• Do this: Give back every line exactly as it appears, pictures excluded.

• Data:
──────────

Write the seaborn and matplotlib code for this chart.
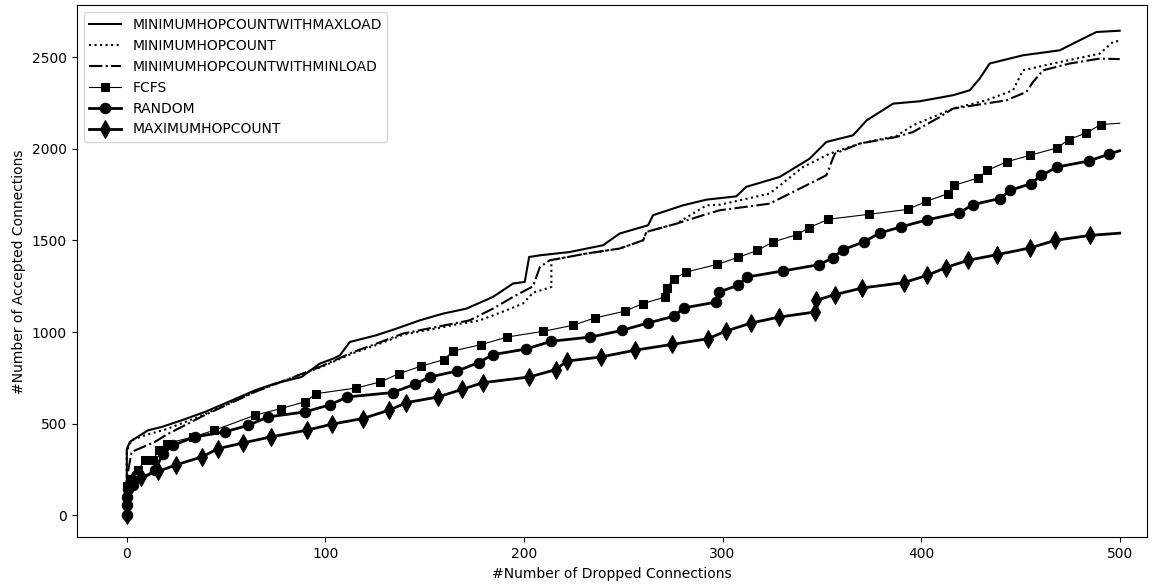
import pandas as pd
import numpy as np
import seaborn as sns
import matplotlib.pyplot as plt

# values (x = dropped, y = accepted)
maxload_x = [0, 0, 1.5, 4, 10.7, 17.5, 27.5, 39.3, 49.3, 64.5, 74.5, 88, 97.2, 103.9,
             107.3, 112.3, 125.7, 135.8, 147.5, 159.3, 171, 184.4, 194.5, 200.4, 202.6,
             208, 223, 239.8, 248.2, 262.5, 265, 280.1, 291.9, 306.9, 312, 328.8, 343.9,
             352.3, 365.7, 372.6, 385.9, 399.3, 416.1, 424.5, 429.5, 434.5, 451.3, 469.8,
             479.9, 488.3, 500]
maxload_y = [0, 360, 400, 418, 464, 482, 518, 564, 610, 682, 719, 755, 828, 855,
             873, 946, 983, 1019, 1064, 1101, 1128, 1192, 1265, 1274, 1410,
             1419, 1437, 1474, 1538, 1583, 1638, 1692, 1723, 1741, 1793, 1847, 1947,
             2038, 2074, 2156, 2247, 2260, 2293, 2320, 2384, 2466, 2511, 2538,
             2593, 2638, 2645]

minhop_x = [0, 0, 2.4, 10, 20, 39, 64.5, 98, 114, 125.7, 139.1, 155.9, 165, 177.7,
            191.2, 199.5, 204.6, 213.8, 213.8, 231.1, 248.2, 260, 261.7, 276.8, 291.9,
            298.6, 323.7, 340.5, 354, 369.1, 387.5, 395.9, 416.1, 432.8, 446.3, 451.3,
            466.4, 490, 496.6, 500]
minhop_y = [0, 350, 410, 440, 470, 550, 675, 810, 885, 930, 985, 1020, 1040, 1064,
            1119, 1156, 1215, 1246, 1392, 1428, 1456, 1501, 1547, 1592, 1692,
            1695, 1756, 1901, 1974, 2029, 2070, 2129, 2220, 2265, 2320, 2429,
            2466, 2520, 2584, 2590]

minload_x = [0, 0, 2.4, 14, 20, 39, 64.5, 97.2, 114, 125.7, 139.1, 155.9, 172.6, 184.4,
             194.5, 204.6, 208, 213, 231.1, 248.2, 260, 261.7, 276.8, 290.2, 298.6,
             323.7, 340.5, 352.3, 356.5, 369.1, 387.5, 395.9, 409.4, 416.1, 442.9, 453,
             456.4, 461.4, 474.8, 490, 500]
minload_y = [0, 200, 346, 400, 440, 546, 673, 810, 891, 937, 992, 1028, 1064, 1128,
             1192, 1250, 1355, 1392, 1428, 1456, 1501, 1547, 1592, 1638, 1665,
             1701, 1792, 1856, 1974, 2029, 2065, 2092, 2174, 2220, 2265, 2311,
             2366, 2429, 2466, 2493, 2490]

fcfs_x = [0, 0, 1.5, 5.7, 9, 13.2, 16, 20, 33.4, 44, 64.5, 77.4, 89.6, 95.5, 115.6,
          127.7, 137, 147.9, 159.8, 164.3, 178.6, 191.5, 209.6, 224.7, 235.6, 250.8,
          259.7, 271.2, 271.8, 275.4, 281.8, 297.4, 307.8, 317.6, 325.4, 337.5, 343.6,
          353.3, 373.8, 393.4, 402.7, 413.6, 416.6, 428.7, 433.4, 443, 454.7, 468.4,
          474.3, 483.2, 490.4, 500]
fcfs_y = [0, 160, 200, 246, 300, 300, 355, 391, 428, 464, 546, 582, 619, 664, 695,
          728, 773, 813, 850, 897, 932, 973, 1004, 1037, 1077, 1114,
          1155, 1192, 1241, 1290, 1328, 1370, 1408, 1446, 1492, 1532, 1570,
          1616, 1643, 1670, 1714, 1756, 1801, 1841, 1883, 1929, 1965, 2005,
          2051, 2087, 2133, 2140]

random_x = [0, 0, 0, 0.7, 3.2, 14.1, 18.3, 23.3, 34.2, 49.3, 61.1, 71.1, 89.6, 102.2,
            111.1, 133.8, 145, 152.6, 166.5, 177.2, 184.4, 200.8, 213.8, 233.5, 249.6,
            262.5, 275.4, 280.5, 296.9, 298.2, 307.8, 312.5, 330.5, 348.6, 355.6, 360.7,
            371.1, 379.2, 389.8, 403.1, 419.1, 426.1, 439.6, 444.9, 455.5, 460.6, 468.6,
            484.4, 494.5, 500]
random_y = [0, 55, 100, 146, 164, 246, 337, 382, 428, 455, 491, 537, 564, 603,
            646, 670, 715, 755, 788, 834, 877, 907, 950, 973, 1010,
            1050, 1086, 1132, 1164, 1219, 1255, 1301, 1334, 1368, 1406, 1450,
            1492, 1541, 1574, 1613, 1650, 1696, 1729, 1774, 1811, 1856, 1901,
            1934, 1971, 1990]

maxhop_x = [0, 0, 3.2, 7.4, 15.8, 25, 37.9, 46, 58.6, 72.5, 90.5, 103.5, 118.7, 131.9,
            140.8, 156.8, 169, 179.4, 202.7, 216, 221.7, 238.7, 255.8, 274.6, 292.7,
            301.6, 314.5, 328.5, 346.8, 347.3, 356.5, 370.4, 391.2, 403.2, 412.4, 423.6,
            438.4, 454.7, 467.6, 485.2, 500]
maxhop_y = [0, 100, 191, 209, 240, 276, 319, 364, 395, 428, 464, 498, 528, 573,
            615, 646, 688, 724, 755, 795, 842, 864, 901, 933, 964,
            1005, 1050, 1082, 1110, 1174, 1204, 1241, 1270, 1310, 1352, 1392,
            1423, 1459, 1501, 1528, 1540]

fig, ax = plt.subplots(figsize=(11.63, 5.84), dpi=100)

plain = dict(sort=False, estimator=None, ax=ax, color="black")
mk = dict(markeredgecolor="black", markerfacecolor="black")

sns.lineplot(x=maxload_x, y=maxload_y, linewidth=1.5, linestyle="-",
             label="MINIMUMHOPCOUNTWITHMAXLOAD", **plain)
sns.lineplot(x=minhop_x, y=minhop_y, linewidth=1.5, linestyle=":",
             label="MINIMUMHOPCOUNT", **plain)
sns.lineplot(x=minload_x, y=minload_y, linewidth=1.5, linestyle="-.",
             label="MINIMUMHOPCOUNTWITHMINLOAD", **plain)
sns.lineplot(x=fcfs_x, y=fcfs_y, linewidth=0.8, marker="s", markersize=5.5,
             markevery=slice(1, -1), label="FCFS", **plain, **mk)
sns.lineplot(x=random_x, y=random_y, linewidth=2, marker="o", markersize=7.5,
             markevery=slice(0, -1), label="RANDOM", **plain, **mk)
sns.lineplot(x=maxhop_x, y=maxhop_y, linewidth=2, marker="d", markersize=9,
             markevery=slice(0, -1), label="MAXIMUMHOPCOUNT", **plain, **mk)

ax.set_xlim(-25.2, 513.6)
ax.set_ylim(-120, 2784)
ax.set_xlabel("#Number of Dropped Connections")
ax.set_ylabel("#Number of Accepted Connections")
ax.legend(loc="upper left", fontsize=10, handlelength=2.3)

fig.subplots_adjust(left=0.066, right=0.986, top=0.991, bottom=0.08)
fig.savefig("out.png", dpi=100)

──────────

• Written response:
Write the seaborn and matplotlib code for this chart.
import pandas as pd
import numpy as np
import seaborn as sns
import matplotlib.pyplot as plt

# values (x = dropped, y = accepted)
maxload_x = [0, 0, 1.5, 4, 10.7, 17.5, 27.5, 39.3, 49.3, 64.5, 74.5, 88, 97.2, 103.9,
             107.3, 112.3, 125.7, 135.8, 147.5, 159.3, 171, 184.4, 194.5, 200.4, 202.6,
             208, 223, 239.8, 248.2, 262.5, 265, 280.1, 291.9, 306.9, 312, 328.8, 343.9,
             352.3, 365.7, 372.6, 385.9, 399.3, 416.1, 424.5, 429.5, 434.5, 451.3, 469.8,
             479.9, 488.3, 500]
maxload_y = [0, 360, 400, 418, 464, 482, 518, 564, 610, 682, 719, 755, 828, 855,
             873, 946, 983, 1019, 1064, 1101, 1128, 1192, 1265, 1274, 1410,
             1419, 1437, 1474, 1538, 1583, 1638, 1692, 1723, 1741, 1793, 1847, 1947,
             2038, 2074, 2156, 2247, 2260, 2293, 2320, 2384, 2466, 2511, 2538,
             2593, 2638, 2645]

minhop_x = [0, 0, 2.4, 10, 20, 39, 64.5, 98, 114, 125.7, 139.1, 155.9, 165, 177.7,
            191.2, 199.5, 204.6, 213.8, 213.8, 231.1, 248.2, 260, 261.7, 276.8, 291.9,
            298.6, 323.7, 340.5, 354, 369.1, 387.5, 395.9, 416.1, 432.8, 446.3, 451.3,
            466.4, 490, 496.6, 500]
minhop_y = [0, 350, 410, 440, 470, 550, 675, 810, 885, 930, 985, 1020, 1040, 1064,
            1119, 1156, 1215, 1246, 1392, 1428, 1456, 1501, 1547, 1592, 1692,
            1695, 1756, 1901, 1974, 2029, 2070, 2129, 2220, 2265, 2320, 2429,
            2466, 2520, 2584, 2590]

minload_x = [0, 0, 2.4, 14, 20, 39, 64.5, 97.2, 114, 125.7, 139.1, 155.9, 172.6, 184.4,
             194.5, 204.6, 208, 213, 231.1, 248.2, 260, 261.7, 276.8, 290.2, 298.6,
             323.7, 340.5, 352.3, 356.5, 369.1, 387.5, 395.9, 409.4, 416.1, 442.9, 453,
             456.4, 461.4, 474.8, 490, 500]
minload_y = [0, 200, 346, 400, 440, 546, 673, 810, 891, 937, 992, 1028, 1064, 1128,
             1192, 1250, 1355, 1392, 1428, 1456, 1501, 1547, 1592, 1638, 1665,
             1701, 1792, 1856, 1974, 2029, 2065, 2092, 2174, 2220, 2265, 2311,
             2366, 2429, 2466, 2493, 2490]

fcfs_x = [0, 0, 1.5, 5.7, 9, 13.2, 16, 20, 33.4, 44, 64.5, 77.4, 89.6, 95.5, 115.6,
          127.7, 137, 147.9, 159.8, 164.3, 178.6, 191.5, 209.6, 224.7, 235.6, 250.8,
          259.7, 271.2, 271.8, 275.4, 281.8, 297.4, 307.8, 317.6, 325.4, 337.5, 343.6,
          353.3, 373.8, 393.4, 402.7, 413.6, 416.6, 428.7, 433.4, 443, 454.7, 468.4,
          474.3, 483.2, 490.4, 500]
fcfs_y = [0, 160, 200, 246, 300, 300, 355, 391, 428, 464, 546, 582, 619, 664, 695,
          728, 773, 813, 850, 897, 932, 973, 1004, 1037, 1077, 1114,
          1155, 1192, 1241, 1290, 1328, 1370, 1408, 1446, 1492, 1532, 1570,
          1616, 1643, 1670, 1714, 1756, 1801, 1841, 1883, 1929, 1965, 2005,
          2051, 2087, 2133, 2140]

random_x = [0, 0, 0, 0.7, 3.2, 14.1, 18.3, 23.3, 34.2, 49.3, 61.1, 71.1, 89.6, 102.2,
            111.1, 133.8, 145, 152.6, 166.5, 177.2, 184.4, 200.8, 213.8, 233.5, 249.6,
            262.5, 275.4, 280.5, 296.9, 298.2, 307.8, 312.5, 330.5, 348.6, 355.6, 360.7,
            371.1, 379.2, 389.8, 403.1, 419.1, 426.1, 439.6, 444.9, 455.5, 460.6, 468.6,
            484.4, 494.5, 500]
random_y = [0, 55, 100, 146, 164, 246, 337, 382, 428, 455, 491, 537, 564, 603,
            646, 670, 715, 755, 788, 834, 877, 907, 950, 973, 1010,
            1050, 1086, 1132, 1164, 1219, 1255, 1301, 1334, 1368, 1406, 1450,
            1492, 1541, 1574, 1613, 1650, 1696, 1729, 1774, 1811, 1856, 1901,
            1934, 1971, 1990]

maxhop_x = [0, 0, 3.2, 7.4, 15.8, 25, 37.9, 46, 58.6, 72.5, 90.5, 103.5, 118.7, 131.9,
            140.8, 156.8, 169, 179.4, 202.7, 216, 221.7, 238.7, 255.8, 274.6, 292.7,
            301.6, 314.5, 328.5, 346.8, 347.3, 356.5, 370.4, 391.2, 403.2, 412.4, 423.6,
            438.4, 454.7, 467.6, 485.2, 500]
maxhop_y = [0, 100, 191, 209, 240, 276, 319, 364, 395, 428, 464, 498, 528, 573,
            615, 646, 688, 724, 755, 795, 842, 864, 901, 933, 964,
            1005, 1050, 1082, 1110, 1174, 1204, 1241, 1270, 1310, 1352, 1392,
            1423, 1459, 1501, 1528, 1540]

fig, ax = plt.subplots(figsize=(11.63, 5.84), dpi=100)

plain = dict(sort=False, estimator=None, ax=ax, color="black")
mk = dict(markeredgecolor="black", markerfacecolor="black")

sns.lineplot(x=maxload_x, y=maxload_y, linewidth=1.5, linestyle="-",
             label="MINIMUMHOPCOUNTWITHMAXLOAD", **plain)
sns.lineplot(x=minhop_x, y=minhop_y, linewidth=1.5, linestyle=":",
             label="MINIMUMHOPCOUNT", **plain)
sns.lineplot(x=minload_x, y=minload_y, linewidth=1.5, linestyle="-.",
             label="MINIMUMHOPCOUNTWITHMINLOAD", **plain)
sns.lineplot(x=fcfs_x, y=fcfs_y, linewidth=0.8, marker="s", markersize=5.5,
             markevery=slice(1, -1), label="FCFS", **plain, **mk)
sns.lineplot(x=random_x, y=random_y, linewidth=2, marker="o", markersize=7.5,
             markevery=slice(0, -1), label="RANDOM", **plain, **mk)
sns.lineplot(x=maxhop_x, y=maxhop_y, linewidth=2, marker="d", markersize=9,
             markevery=slice(0, -1), label="MAXIMUMHOPCOUNT", **plain, **mk)

ax.set_xlim(-25.2, 513.6)
ax.set_ylim(-120, 2784)
ax.set_xlabel("#Number of Dropped Connections")
ax.set_ylabel("#Number of Accepted Connections")
ax.legend(loc="upper left", fontsize=10, handlelength=2.3)

fig.subplots_adjust(left=0.066, right=0.986, top=0.991, bottom=0.08)
fig.savefig("out.png", dpi=100)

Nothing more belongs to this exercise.